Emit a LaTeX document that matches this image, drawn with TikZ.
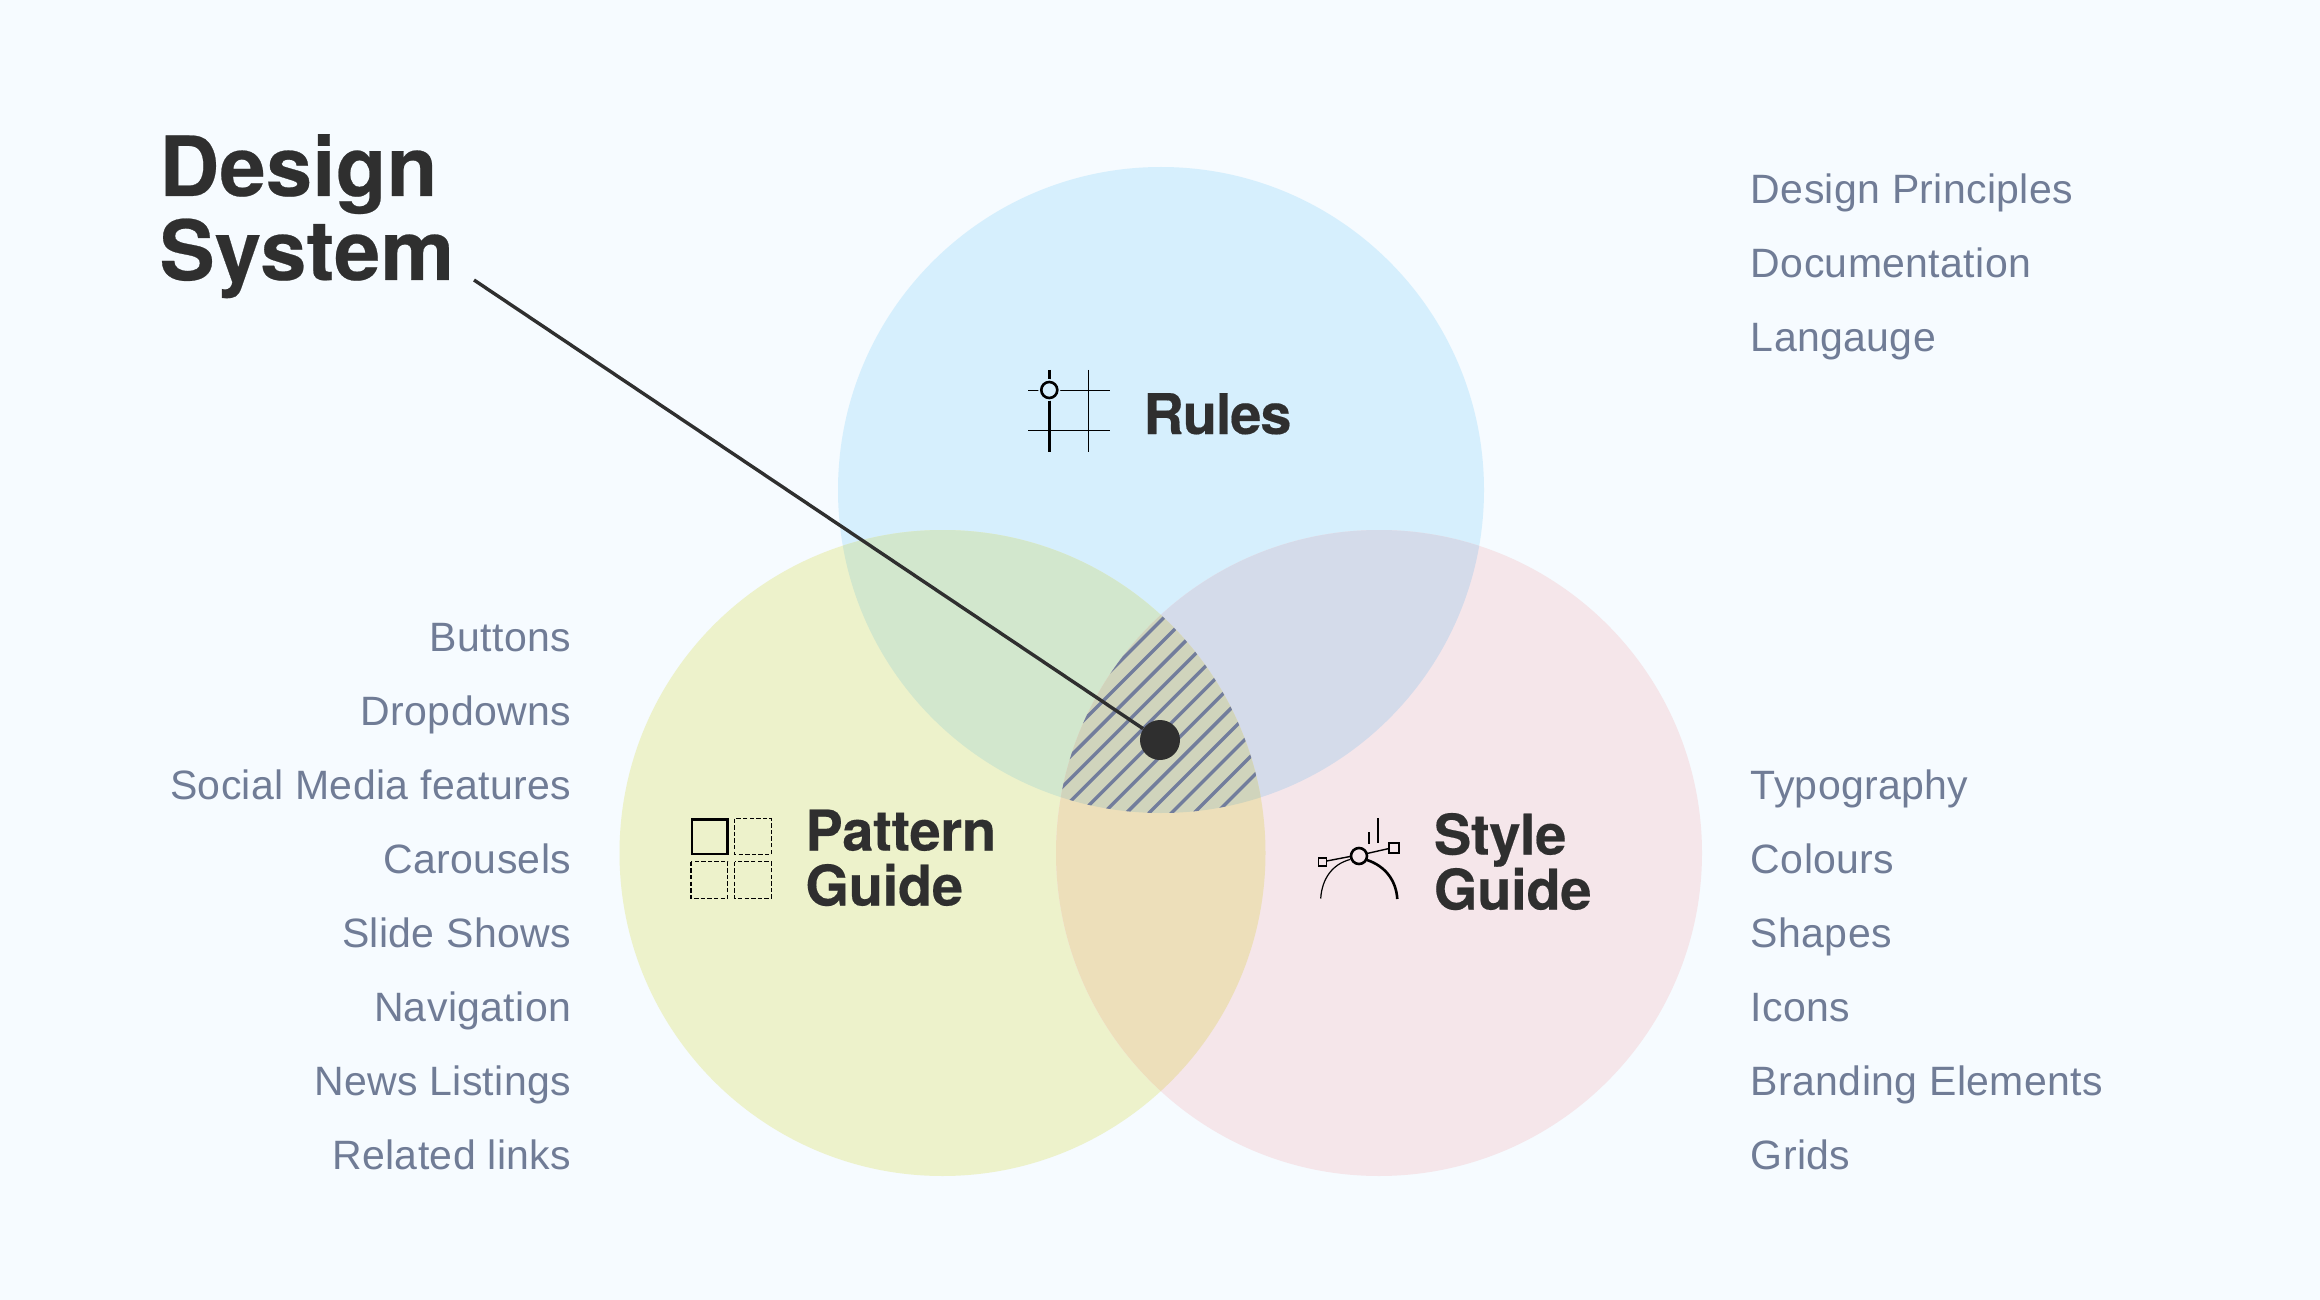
\documentclass[tikz,border=0pt]{standalone}
\usepackage{fontspec}
\setmainfont[LetterSpace=0.9]{Liberation Sans}
\newfontfamily\headfont[LetterSpace=-0.5,FakeBold=0.3]{TeX Gyre Heros Bold}
\newfontfamily\rulesfont[LetterSpace=-2,FakeBold=0.3]{TeX Gyre Heros Bold}
\newfontfamily\titlefont[LetterSpace=0.3,FakeBold=0.3]{TeX Gyre Heros Bold}
\definecolor{bgc}{HTML}{F6FBFF}
\definecolor{ruleC}{HTML}{D6EFFD}
\definecolor{patC}{HTML}{EDF2CB}
\definecolor{styC}{HTML}{F5E6EA}
\definecolor{rpC}{HTML}{D2E7CD}
\definecolor{rsC}{HTML}{D4DBEA}
\definecolor{psC}{HTML}{EDDFBA}
\definecolor{allC}{HTML}{D0D4BC}
\definecolor{hatchC}{HTML}{727D9C}
\definecolor{inkC}{HTML}{2F2F2F}
\definecolor{listC}{HTML}{707C96}
\tikzset{
  x=0.5pt,y=-0.5pt,
  listitem/.style={inner sep=0pt,text=listC,font=\fontsize{20.5}{24}\selectfont},
  listL/.style={listitem,anchor=base east},
  listR/.style={listitem,anchor=base west},
  head/.style={inner sep=0pt,text=inkC,align=left,anchor=base west,font=\headfont\fontsize{28}{27.5}\selectfont},
  bigT/.style={inner sep=0pt,text=inkC,align=left,anchor=base west,font=\titlefont\fontsize{41.5}{42}\selectfont},
  ic/.style={line cap=butt,draw=black},
}
\def\Rc{(1161,490) circle[radius=323]}
\def\Pc{(942.5,853) circle[radius=323]}
\def\Sc{(1379,853) circle[radius=323]}
\begin{document}
\begin{tikzpicture}
\useasboundingbox (0,0) rectangle (2320,1300);
\fill[bgc] (0,0) rectangle (2320,1300);
% circles
\fill[ruleC] \Rc; \fill[patC] \Pc; \fill[styC] \Sc;
\begin{scope}\clip \Rc; \fill[rpC] \Pc; \fill[rsC] \Sc; \end{scope}
\begin{scope}\clip \Pc; \fill[psC] \Sc; \end{scope}
\begin{scope}\clip \Rc; \clip \Pc; \clip \Sc;
  \fill[allC] (1000,500) rectangle (1320,850);
  \foreach \k in {0,...,11}{
    \pgfmathsetmacro{\s}{1781.5+22.55*\k}
    \draw[hatchC,line width=1.7pt] ({\s-1000},1000) -- ({\s-500},500);
  }
\end{scope}
% leader
\node[circle,fill=inkC,minimum size=20pt,inner sep=0pt] (dot) at (1160,740) {};
\coordinate (leadstart) at (474,280);
\draw[inkC,line width=1.7pt] (leadstart) -- (dot);
% titles
\node[bigT] (title) at (159,280) {Design\\System};
\node[head,font=\rulesfont\fontsize{28}{27.5}\selectfont] (rules) at (1143,434) {Rules};
\node[head] (pattern) at (805,905.5) {Pattern\\Guide};
\node[head] (style) at (1433.5,909.5) {Style\\Guide};
% rules icon
\draw[ic,line width=0.5pt] (1028,390.3) -- (1110,390.3);
\draw[ic,line width=0.6pt] (1028,430.7) -- (1110,430.7);
\draw[ic,line width=0.6pt] (1088.3,370) -- (1088.3,451.5);
\draw[ic,line width=1.3pt] (1049.3,370) -- (1049.3,452);
\fill[ruleC] (1049.3,390) circle[radius=11];
\draw[ic,fill=ruleC,line width=1.3pt] (1049.3,390) circle[radius=8];
% pattern icon
\draw[ic,line width=1.3pt] (691.9,819.2) rectangle (727.5,853.8);
\begin{scope}[ic,line width=0.6pt,dash pattern=on 2.2pt off 1.1pt]
\draw (734.8,818.5) rectangle (771.3,854.3);
\draw (691,861.8) rectangle (727.8,898.3);
\draw (734.8,861.8) rectangle (771.3,898.3);
\end{scope}
% style icon
\draw[ic,line width=0.6pt] (1320.7,898.5) .. controls (1322,878) and (1333,864) .. (1350,859.5);
\draw[ic,line width=1.3pt] (1367,860) .. controls (1385,866) and (1396,880) .. (1397.3,899);
\draw[ic,line width=0.7pt] (1326.7,861) -- (1350,856.5);
\draw[ic,line width=0.7pt] (1367,853.5) -- (1389,848.5);
\draw[ic,line width=1.2pt] (1378,818.3) -- (1378,842.7);
\draw[ic,line width=0.6pt] (1369,832.3) -- (1369,844);
\draw[ic,line width=1.3pt,fill=styC] (1359,856) circle[radius=8];
\draw[ic,line width=0.6pt] (1318.7,858) rectangle (1326.7,866);
\draw[ic,line width=1.2pt] (1389,843) rectangle (1399,853);
% lists
\foreach \n/\t/\y in {a/Design Principles/203.5,b/Documentation/277.5,c/Langauge/351.5}
  \node[listR] (top\n) at (1750.5,\y) {\t};
\foreach \n/\t/\y in {a/Buttons/651.5,b/Dropdowns/725.5,c/Social Media features/799.5,d/Carousels/873.5,e/Slide Shows/947.5,f/Navigation/1021.5,g/News Listings/1095.5,h/Related links/1169.5}
  \node[listL] (left\n) at (571.5,\y) {\t};
\foreach \n/\t/\y in {a/Typography/799.5,b/Colours/873.5,c/Shapes/947.5,d/Icons/1021.5,e/Branding Elements/1095.5,f/Grids/1169.5}
  \node[listR] (right\n) at (1750.5,\y) {\t};
\end{tikzpicture}
\end{document}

§

Aim of the exercise —
Output all of the data exactly as it stands, minus any images.

Result of the task —
Emit a LaTeX document that matches this image, drawn with TikZ.
\documentclass[tikz,border=0pt]{standalone}
\usepackage{fontspec}
\setmainfont[LetterSpace=0.9]{Liberation Sans}
\newfontfamily\headfont[LetterSpace=-0.5,FakeBold=0.3]{TeX Gyre Heros Bold}
\newfontfamily\rulesfont[LetterSpace=-2,FakeBold=0.3]{TeX Gyre Heros Bold}
\newfontfamily\titlefont[LetterSpace=0.3,FakeBold=0.3]{TeX Gyre Heros Bold}
\definecolor{bgc}{HTML}{F6FBFF}
\definecolor{ruleC}{HTML}{D6EFFD}
\definecolor{patC}{HTML}{EDF2CB}
\definecolor{styC}{HTML}{F5E6EA}
\definecolor{rpC}{HTML}{D2E7CD}
\definecolor{rsC}{HTML}{D4DBEA}
\definecolor{psC}{HTML}{EDDFBA}
\definecolor{allC}{HTML}{D0D4BC}
\definecolor{hatchC}{HTML}{727D9C}
\definecolor{inkC}{HTML}{2F2F2F}
\definecolor{listC}{HTML}{707C96}
\tikzset{
  x=0.5pt,y=-0.5pt,
  listitem/.style={inner sep=0pt,text=listC,font=\fontsize{20.5}{24}\selectfont},
  listL/.style={listitem,anchor=base east},
  listR/.style={listitem,anchor=base west},
  head/.style={inner sep=0pt,text=inkC,align=left,anchor=base west,font=\headfont\fontsize{28}{27.5}\selectfont},
  bigT/.style={inner sep=0pt,text=inkC,align=left,anchor=base west,font=\titlefont\fontsize{41.5}{42}\selectfont},
  ic/.style={line cap=butt,draw=black},
}
\def\Rc{(1161,490) circle[radius=323]}
\def\Pc{(942.5,853) circle[radius=323]}
\def\Sc{(1379,853) circle[radius=323]}
\begin{document}
\begin{tikzpicture}
\useasboundingbox (0,0) rectangle (2320,1300);
\fill[bgc] (0,0) rectangle (2320,1300);
% circles
\fill[ruleC] \Rc; \fill[patC] \Pc; \fill[styC] \Sc;
\begin{scope}\clip \Rc; \fill[rpC] \Pc; \fill[rsC] \Sc; \end{scope}
\begin{scope}\clip \Pc; \fill[psC] \Sc; \end{scope}
\begin{scope}\clip \Rc; \clip \Pc; \clip \Sc;
  \fill[allC] (1000,500) rectangle (1320,850);
  \foreach \k in {0,...,11}{
    \pgfmathsetmacro{\s}{1781.5+22.55*\k}
    \draw[hatchC,line width=1.7pt] ({\s-1000},1000) -- ({\s-500},500);
  }
\end{scope}
% leader
\node[circle,fill=inkC,minimum size=20pt,inner sep=0pt] (dot) at (1160,740) {};
\coordinate (leadstart) at (474,280);
\draw[inkC,line width=1.7pt] (leadstart) -- (dot);
% titles
\node[bigT] (title) at (159,280) {Design\\System};
\node[head,font=\rulesfont\fontsize{28}{27.5}\selectfont] (rules) at (1143,434) {Rules};
\node[head] (pattern) at (805,905.5) {Pattern\\Guide};
\node[head] (style) at (1433.5,909.5) {Style\\Guide};
% rules icon
\draw[ic,line width=0.5pt] (1028,390.3) -- (1110,390.3);
\draw[ic,line width=0.6pt] (1028,430.7) -- (1110,430.7);
\draw[ic,line width=0.6pt] (1088.3,370) -- (1088.3,451.5);
\draw[ic,line width=1.3pt] (1049.3,370) -- (1049.3,452);
\fill[ruleC] (1049.3,390) circle[radius=11];
\draw[ic,fill=ruleC,line width=1.3pt] (1049.3,390) circle[radius=8];
% pattern icon
\draw[ic,line width=1.3pt] (691.9,819.2) rectangle (727.5,853.8);
\begin{scope}[ic,line width=0.6pt,dash pattern=on 2.2pt off 1.1pt]
\draw (734.8,818.5) rectangle (771.3,854.3);
\draw (691,861.8) rectangle (727.8,898.3);
\draw (734.8,861.8) rectangle (771.3,898.3);
\end{scope}
% style icon
\draw[ic,line width=0.6pt] (1320.7,898.5) .. controls (1322,878) and (1333,864) .. (1350,859.5);
\draw[ic,line width=1.3pt] (1367,860) .. controls (1385,866) and (1396,880) .. (1397.3,899);
\draw[ic,line width=0.7pt] (1326.7,861) -- (1350,856.5);
\draw[ic,line width=0.7pt] (1367,853.5) -- (1389,848.5);
\draw[ic,line width=1.2pt] (1378,818.3) -- (1378,842.7);
\draw[ic,line width=0.6pt] (1369,832.3) -- (1369,844);
\draw[ic,line width=1.3pt,fill=styC] (1359,856) circle[radius=8];
\draw[ic,line width=0.6pt] (1318.7,858) rectangle (1326.7,866);
\draw[ic,line width=1.2pt] (1389,843) rectangle (1399,853);
% lists
\foreach \n/\t/\y in {a/Design Principles/203.5,b/Documentation/277.5,c/Langauge/351.5}
  \node[listR] (top\n) at (1750.5,\y) {\t};
\foreach \n/\t/\y in {a/Buttons/651.5,b/Dropdowns/725.5,c/Social Media features/799.5,d/Carousels/873.5,e/Slide Shows/947.5,f/Navigation/1021.5,g/News Listings/1095.5,h/Related links/1169.5}
  \node[listL] (left\n) at (571.5,\y) {\t};
\foreach \n/\t/\y in {a/Typography/799.5,b/Colours/873.5,c/Shapes/947.5,d/Icons/1021.5,e/Branding Elements/1095.5,f/Grids/1169.5}
  \node[listR] (right\n) at (1750.5,\y) {\t};
\end{tikzpicture}
\end{document}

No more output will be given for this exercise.